Guinea Equatoriale: Obiang si riconferma leader indiscusso

di Valentino De Bernardis – 

Il 2017 in Africa subsahariana è stato foriero di importanti novità politiche, per buona parte inaspettate da molte parti. Un anno che senza dubbio sarà ricordato per certi aspetti come storico. Anziani leader, una volta inattaccabili, si sono trovati costretti a cedere il passo ad una nuova classe politica (almeno in termini generazionali), sotto la pressione continua di crisi politiche, economiche ed istituzionali oramai ingovernabili.
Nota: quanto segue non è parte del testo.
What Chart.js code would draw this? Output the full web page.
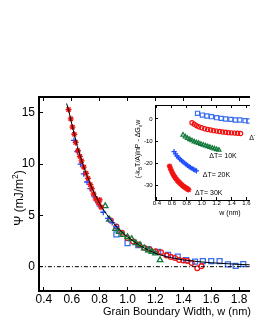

Ad agosto era stata l’Angola a dare il via ad una transizione pacifica. Dopo trentotto anni alla guida del paese, il presidente uscente Josè Eduardo Dos Santos, manteneva la promessa di non ricandidarsi alla successione di se stesso, appoggiando l’elezione del delfino João Lourenço alla presidenza della repubblica.
A novembre è stato invece il turno dello Zimbabwe provare ad aprire una nuova stagione politica. Liberarsi dell’ingombrante figura del presidente, padre padrone, Rober Mugabe, in carica dal 1987 è apparso a molti come una necessità ormai improrogabile. La decisione di dare vita ad un colpo di stato soft, derivante dal connubio tra esercito e una frangia del partito di maggioranza (Zimbabwe African National Union), è sembrata l’unica strada percorribile per far fare a Mugabe, con ogni mezzo, un passo indietro.
A questa ricostruzione cronologia si aggiunge a piè di pagine un evento futuro, tanto incerto quanto probabile. A dicembre sarà difatti il turno del Sudafrica cercare un nuovo leader che possa far dimenticare i due mandati tutt’altro che positivi di Jacob Zuma, con l’improbo compito di rilanciare la popolarità dell’African National Congress in vista delle prossime elezioni e rilanciare l’economia nazionale.
L’onda lunga delle transizioni politiche africane nel 2017 non è riuscita però ad estendersi alla Guinea Equatoriale, dove anzi la permanenza al potere di Teodoro Obiang Nguema (in carica dal 1979) si è andata a riconfermare con l’ultima tornata elettorale del 12 novembre.
Lontane da ogni possibile sorpresa, le elezioni legislative ed amministrative hanno difatti assicurato al Partito Democratico del presidente Obiang (Pdge) e ai suoi quattordici alleati di ottenere una vittoria plebiscitaria. Con il 99% delle preferenze raccolte (75 seggi su 75 in senato, e 99 su 100 alla camera), e la netta vittoria nelle elezioni locali della capitale Malabo e della seconda città del paese Bata, le flebili speranze di una qualsiasi forma di transizione politica si sono difatti azzerate.
A preoccupare sono gli angusti spazi politici che Obiang è disposto a concedere all’opposizione, sotto la maschera di una democrazia di facciata buona solamente per gli slogan interni. L’esempio più eclatante in tali termini è certamente quello del leader del partito di opposizione Cittadini per l’Innovazione (Ci), Gabriel Nse Obiang, a cui per non ben chiare accuse è stato vietato per la seconda volta di partecipare alla competizione elettorale (la prima volta era stato alle elezioni presidenziali del 2016) e di lasciare il paese.
Una democrazia a metà quella della Guinea Equatoriale, che forse potrà trovare la forza di maturare e completarsi, con la prossima ondata di transizioni politiche (possibilmente pacifiche) africane.